### RECORDS PROVIDED
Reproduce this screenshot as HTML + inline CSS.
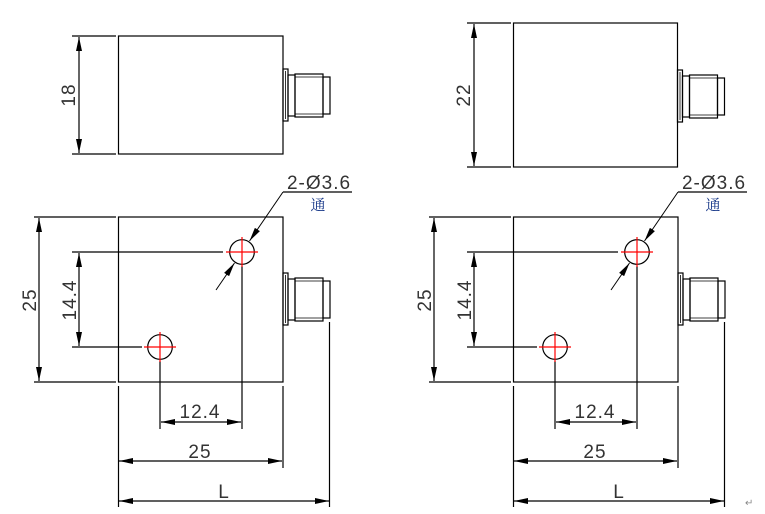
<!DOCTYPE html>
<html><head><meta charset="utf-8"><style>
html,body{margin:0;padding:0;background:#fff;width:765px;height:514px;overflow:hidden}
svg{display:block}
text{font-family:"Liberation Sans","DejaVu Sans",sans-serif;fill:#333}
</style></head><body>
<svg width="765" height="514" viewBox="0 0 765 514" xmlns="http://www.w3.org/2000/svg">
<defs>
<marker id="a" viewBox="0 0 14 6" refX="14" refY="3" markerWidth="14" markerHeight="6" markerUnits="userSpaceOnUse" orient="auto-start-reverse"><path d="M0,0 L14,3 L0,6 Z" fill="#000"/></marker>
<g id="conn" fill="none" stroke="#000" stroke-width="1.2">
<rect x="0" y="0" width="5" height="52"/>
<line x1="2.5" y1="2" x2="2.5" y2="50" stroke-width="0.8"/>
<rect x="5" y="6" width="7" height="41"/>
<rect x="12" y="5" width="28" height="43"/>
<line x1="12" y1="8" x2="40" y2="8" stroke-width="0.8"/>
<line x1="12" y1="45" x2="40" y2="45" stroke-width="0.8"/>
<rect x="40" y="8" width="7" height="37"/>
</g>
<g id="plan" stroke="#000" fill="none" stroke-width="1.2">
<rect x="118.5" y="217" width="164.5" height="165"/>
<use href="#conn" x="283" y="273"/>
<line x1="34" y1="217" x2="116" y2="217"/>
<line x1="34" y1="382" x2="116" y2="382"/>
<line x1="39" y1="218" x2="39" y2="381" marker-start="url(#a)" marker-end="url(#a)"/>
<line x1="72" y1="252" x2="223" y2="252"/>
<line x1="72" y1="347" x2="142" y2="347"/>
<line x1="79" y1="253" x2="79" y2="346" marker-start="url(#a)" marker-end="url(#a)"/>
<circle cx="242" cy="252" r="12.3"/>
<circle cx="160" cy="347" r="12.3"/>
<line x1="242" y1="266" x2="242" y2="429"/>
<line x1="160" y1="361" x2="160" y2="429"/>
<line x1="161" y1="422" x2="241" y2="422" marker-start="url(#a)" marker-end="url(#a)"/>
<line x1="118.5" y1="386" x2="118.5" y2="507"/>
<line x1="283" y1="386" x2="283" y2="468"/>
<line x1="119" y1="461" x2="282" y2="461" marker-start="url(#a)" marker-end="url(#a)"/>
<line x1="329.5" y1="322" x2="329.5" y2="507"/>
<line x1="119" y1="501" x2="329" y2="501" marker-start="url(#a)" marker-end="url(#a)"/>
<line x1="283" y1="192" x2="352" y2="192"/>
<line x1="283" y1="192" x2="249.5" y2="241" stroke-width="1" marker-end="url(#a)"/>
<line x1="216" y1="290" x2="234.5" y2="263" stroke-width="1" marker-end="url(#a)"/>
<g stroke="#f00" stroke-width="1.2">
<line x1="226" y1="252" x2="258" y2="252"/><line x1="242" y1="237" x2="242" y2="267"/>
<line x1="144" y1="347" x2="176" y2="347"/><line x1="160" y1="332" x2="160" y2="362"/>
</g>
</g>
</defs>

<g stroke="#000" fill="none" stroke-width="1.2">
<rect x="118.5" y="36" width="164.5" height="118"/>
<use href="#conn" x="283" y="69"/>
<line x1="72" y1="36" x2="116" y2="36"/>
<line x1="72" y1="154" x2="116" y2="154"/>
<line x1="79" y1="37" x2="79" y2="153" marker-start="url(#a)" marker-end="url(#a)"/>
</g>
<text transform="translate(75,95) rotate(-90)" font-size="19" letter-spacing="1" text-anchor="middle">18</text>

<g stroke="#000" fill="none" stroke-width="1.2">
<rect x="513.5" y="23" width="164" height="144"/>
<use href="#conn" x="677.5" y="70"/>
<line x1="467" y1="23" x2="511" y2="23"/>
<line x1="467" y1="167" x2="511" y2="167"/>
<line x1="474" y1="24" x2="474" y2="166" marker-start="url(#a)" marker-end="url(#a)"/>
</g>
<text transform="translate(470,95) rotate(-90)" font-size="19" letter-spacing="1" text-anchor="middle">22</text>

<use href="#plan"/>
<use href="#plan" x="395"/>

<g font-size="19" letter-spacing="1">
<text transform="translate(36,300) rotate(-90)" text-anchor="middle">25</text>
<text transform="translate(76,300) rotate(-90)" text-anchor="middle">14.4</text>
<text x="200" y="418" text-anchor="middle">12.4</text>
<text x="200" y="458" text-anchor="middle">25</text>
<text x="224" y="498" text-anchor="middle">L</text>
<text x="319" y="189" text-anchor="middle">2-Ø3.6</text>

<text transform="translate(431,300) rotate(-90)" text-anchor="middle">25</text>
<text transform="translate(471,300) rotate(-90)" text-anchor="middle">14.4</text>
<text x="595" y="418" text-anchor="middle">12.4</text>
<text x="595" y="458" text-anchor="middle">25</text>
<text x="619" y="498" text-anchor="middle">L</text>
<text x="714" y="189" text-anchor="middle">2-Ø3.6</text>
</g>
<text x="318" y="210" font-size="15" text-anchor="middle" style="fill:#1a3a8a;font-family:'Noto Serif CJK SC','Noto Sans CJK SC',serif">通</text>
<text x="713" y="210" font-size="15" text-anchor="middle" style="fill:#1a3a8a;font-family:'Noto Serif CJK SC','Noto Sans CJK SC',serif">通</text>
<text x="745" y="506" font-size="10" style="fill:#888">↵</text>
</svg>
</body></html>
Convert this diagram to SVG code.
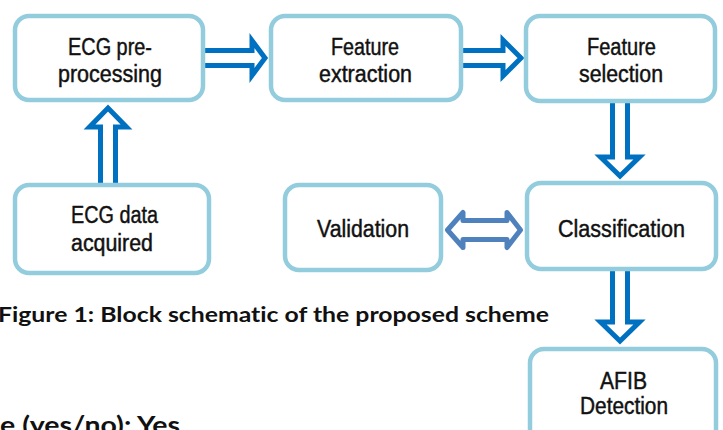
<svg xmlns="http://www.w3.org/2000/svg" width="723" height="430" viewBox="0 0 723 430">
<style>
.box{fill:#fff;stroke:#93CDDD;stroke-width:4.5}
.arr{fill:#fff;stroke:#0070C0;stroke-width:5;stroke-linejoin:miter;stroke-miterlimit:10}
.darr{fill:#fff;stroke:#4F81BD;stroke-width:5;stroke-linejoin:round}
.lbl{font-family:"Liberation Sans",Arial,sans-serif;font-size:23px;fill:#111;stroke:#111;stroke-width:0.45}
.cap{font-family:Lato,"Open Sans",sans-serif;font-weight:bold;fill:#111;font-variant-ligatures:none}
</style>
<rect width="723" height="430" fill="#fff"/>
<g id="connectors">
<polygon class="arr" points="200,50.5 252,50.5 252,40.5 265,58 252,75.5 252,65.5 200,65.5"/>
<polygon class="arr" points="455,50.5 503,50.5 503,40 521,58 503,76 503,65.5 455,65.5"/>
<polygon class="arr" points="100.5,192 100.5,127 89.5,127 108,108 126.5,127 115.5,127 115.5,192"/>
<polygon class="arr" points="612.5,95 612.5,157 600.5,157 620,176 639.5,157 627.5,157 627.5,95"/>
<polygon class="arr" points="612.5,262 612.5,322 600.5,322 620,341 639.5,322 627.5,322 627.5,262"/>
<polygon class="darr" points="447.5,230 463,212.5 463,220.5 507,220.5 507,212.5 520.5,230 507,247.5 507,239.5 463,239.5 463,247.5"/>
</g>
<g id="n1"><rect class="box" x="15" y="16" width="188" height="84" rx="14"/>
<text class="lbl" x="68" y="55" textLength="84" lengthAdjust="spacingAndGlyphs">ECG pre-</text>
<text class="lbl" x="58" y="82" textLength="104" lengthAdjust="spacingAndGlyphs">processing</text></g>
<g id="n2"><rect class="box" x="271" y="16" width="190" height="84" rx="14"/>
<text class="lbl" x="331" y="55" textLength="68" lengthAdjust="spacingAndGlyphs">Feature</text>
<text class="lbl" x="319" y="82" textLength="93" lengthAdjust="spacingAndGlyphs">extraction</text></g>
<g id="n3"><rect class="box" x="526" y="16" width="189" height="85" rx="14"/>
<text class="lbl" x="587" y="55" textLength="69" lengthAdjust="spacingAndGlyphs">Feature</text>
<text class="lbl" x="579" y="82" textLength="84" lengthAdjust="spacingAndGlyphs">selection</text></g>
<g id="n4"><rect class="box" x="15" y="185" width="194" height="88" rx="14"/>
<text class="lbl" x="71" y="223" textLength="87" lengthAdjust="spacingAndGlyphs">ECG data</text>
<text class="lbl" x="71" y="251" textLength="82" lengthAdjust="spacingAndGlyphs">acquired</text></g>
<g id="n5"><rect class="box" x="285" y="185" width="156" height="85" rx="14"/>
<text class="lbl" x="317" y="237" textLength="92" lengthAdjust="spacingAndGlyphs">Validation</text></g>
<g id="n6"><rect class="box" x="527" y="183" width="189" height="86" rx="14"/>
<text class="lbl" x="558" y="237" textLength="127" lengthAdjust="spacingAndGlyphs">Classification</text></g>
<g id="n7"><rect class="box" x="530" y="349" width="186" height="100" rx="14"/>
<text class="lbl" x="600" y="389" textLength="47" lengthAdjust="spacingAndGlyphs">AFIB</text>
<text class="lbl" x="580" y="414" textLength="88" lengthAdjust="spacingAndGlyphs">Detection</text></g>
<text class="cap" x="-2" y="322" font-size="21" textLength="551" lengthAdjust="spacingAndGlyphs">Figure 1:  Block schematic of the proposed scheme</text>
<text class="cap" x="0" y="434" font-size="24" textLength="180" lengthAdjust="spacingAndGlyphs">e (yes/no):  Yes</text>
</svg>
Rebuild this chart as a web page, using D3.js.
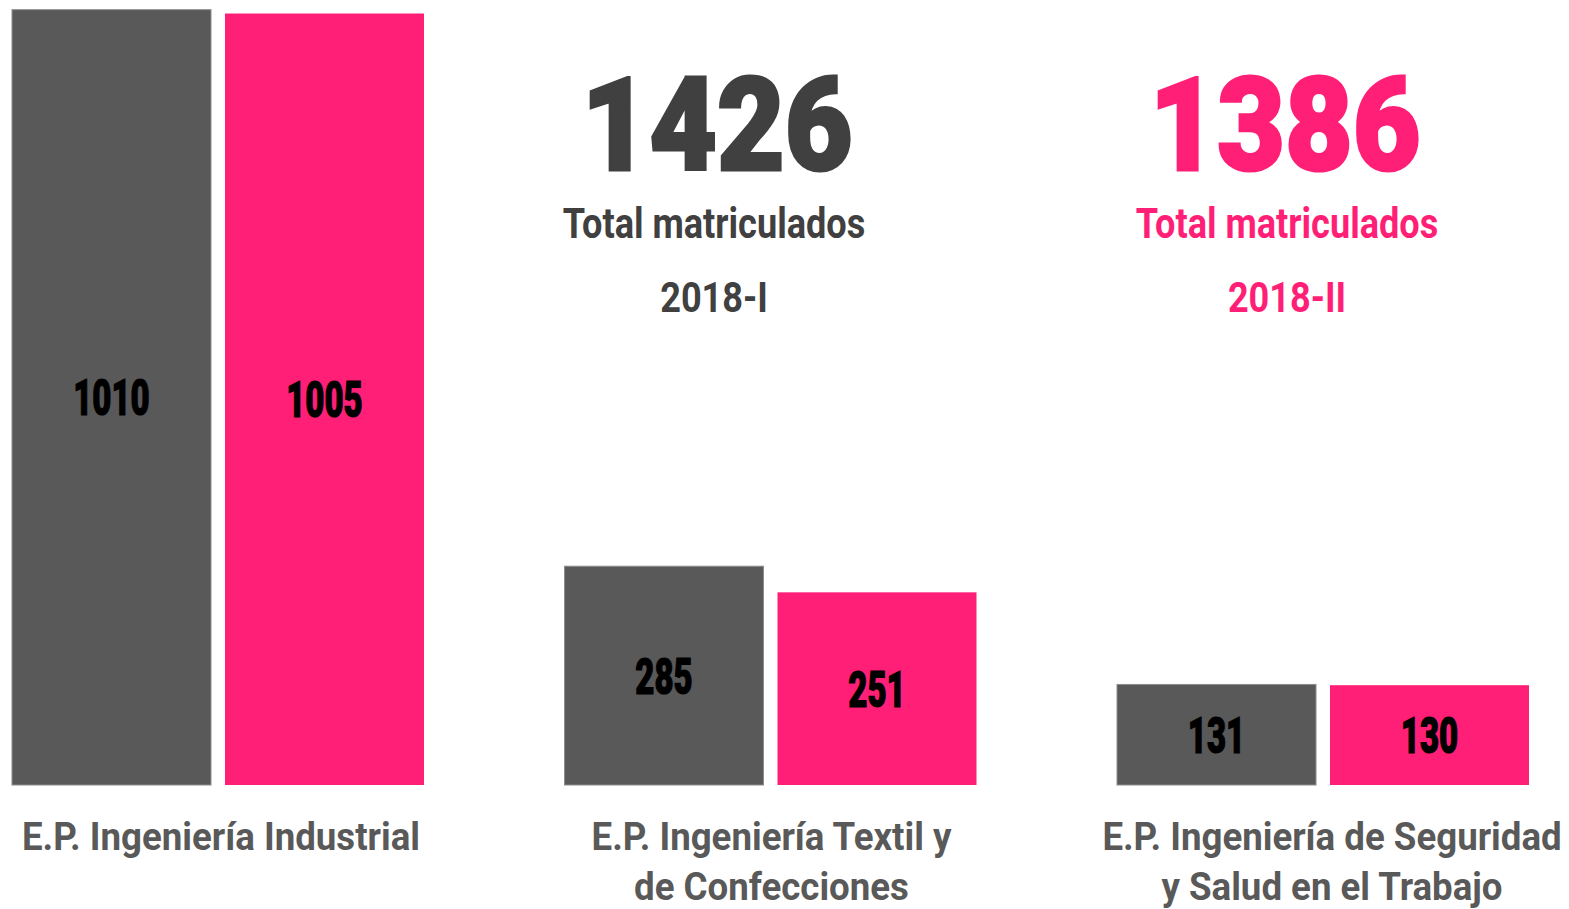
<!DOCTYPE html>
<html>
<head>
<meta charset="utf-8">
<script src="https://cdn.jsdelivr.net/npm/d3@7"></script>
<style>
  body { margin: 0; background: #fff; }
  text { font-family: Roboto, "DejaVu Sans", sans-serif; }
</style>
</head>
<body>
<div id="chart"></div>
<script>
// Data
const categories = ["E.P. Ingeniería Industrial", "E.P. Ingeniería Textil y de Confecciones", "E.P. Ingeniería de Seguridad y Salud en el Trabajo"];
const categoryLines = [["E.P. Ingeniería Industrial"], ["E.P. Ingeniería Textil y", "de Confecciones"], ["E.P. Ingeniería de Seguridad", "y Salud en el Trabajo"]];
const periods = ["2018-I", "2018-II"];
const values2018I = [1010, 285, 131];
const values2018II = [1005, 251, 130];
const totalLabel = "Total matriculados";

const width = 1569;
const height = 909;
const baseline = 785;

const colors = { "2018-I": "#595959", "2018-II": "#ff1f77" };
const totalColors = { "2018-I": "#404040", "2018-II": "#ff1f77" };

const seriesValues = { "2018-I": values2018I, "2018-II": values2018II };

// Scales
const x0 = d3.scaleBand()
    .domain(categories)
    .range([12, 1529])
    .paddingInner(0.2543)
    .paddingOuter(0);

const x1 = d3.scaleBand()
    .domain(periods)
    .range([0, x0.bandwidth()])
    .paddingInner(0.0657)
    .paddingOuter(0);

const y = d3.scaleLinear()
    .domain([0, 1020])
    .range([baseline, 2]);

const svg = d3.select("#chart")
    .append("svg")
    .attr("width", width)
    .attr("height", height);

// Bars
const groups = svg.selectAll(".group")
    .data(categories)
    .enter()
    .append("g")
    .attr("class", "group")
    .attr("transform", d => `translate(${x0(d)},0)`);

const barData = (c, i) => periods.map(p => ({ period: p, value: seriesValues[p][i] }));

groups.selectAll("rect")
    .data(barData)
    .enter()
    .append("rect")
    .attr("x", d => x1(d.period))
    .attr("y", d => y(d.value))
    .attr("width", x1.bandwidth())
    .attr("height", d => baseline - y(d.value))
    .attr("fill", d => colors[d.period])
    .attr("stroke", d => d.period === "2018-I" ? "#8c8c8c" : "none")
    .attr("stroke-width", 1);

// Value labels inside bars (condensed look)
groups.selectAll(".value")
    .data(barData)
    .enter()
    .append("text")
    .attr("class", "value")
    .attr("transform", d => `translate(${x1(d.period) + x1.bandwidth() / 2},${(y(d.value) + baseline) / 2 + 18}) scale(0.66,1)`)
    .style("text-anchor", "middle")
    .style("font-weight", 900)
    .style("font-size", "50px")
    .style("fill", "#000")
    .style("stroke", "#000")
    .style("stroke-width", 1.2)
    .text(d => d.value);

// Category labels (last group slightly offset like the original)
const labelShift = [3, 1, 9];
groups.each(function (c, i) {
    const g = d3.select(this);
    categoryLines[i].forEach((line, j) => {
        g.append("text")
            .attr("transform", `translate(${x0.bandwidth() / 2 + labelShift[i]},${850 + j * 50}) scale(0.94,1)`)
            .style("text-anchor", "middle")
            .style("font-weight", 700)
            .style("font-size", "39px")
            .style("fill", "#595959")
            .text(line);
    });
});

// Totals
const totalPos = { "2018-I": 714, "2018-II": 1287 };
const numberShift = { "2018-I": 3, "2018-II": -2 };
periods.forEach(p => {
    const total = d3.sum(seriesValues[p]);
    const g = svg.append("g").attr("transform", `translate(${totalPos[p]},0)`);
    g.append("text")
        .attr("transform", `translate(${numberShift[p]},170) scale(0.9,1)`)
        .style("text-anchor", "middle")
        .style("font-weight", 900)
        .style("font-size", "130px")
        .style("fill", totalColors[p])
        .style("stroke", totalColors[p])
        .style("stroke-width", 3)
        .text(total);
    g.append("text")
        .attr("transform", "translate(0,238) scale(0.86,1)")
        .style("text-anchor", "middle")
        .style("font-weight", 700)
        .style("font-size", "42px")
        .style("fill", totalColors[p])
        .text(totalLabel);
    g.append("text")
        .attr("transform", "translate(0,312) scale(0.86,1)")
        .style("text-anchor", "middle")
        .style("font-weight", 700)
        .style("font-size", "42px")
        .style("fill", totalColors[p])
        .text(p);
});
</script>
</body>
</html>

### EXERCISE DETAILS
Search the records above for the string "chart". Copy every line that contains it.

### EXERCISE OUTPUT
Rebuild this chart as a web page, using D3.js.
<div id="chart"></div>
const svg = d3.select("#chart")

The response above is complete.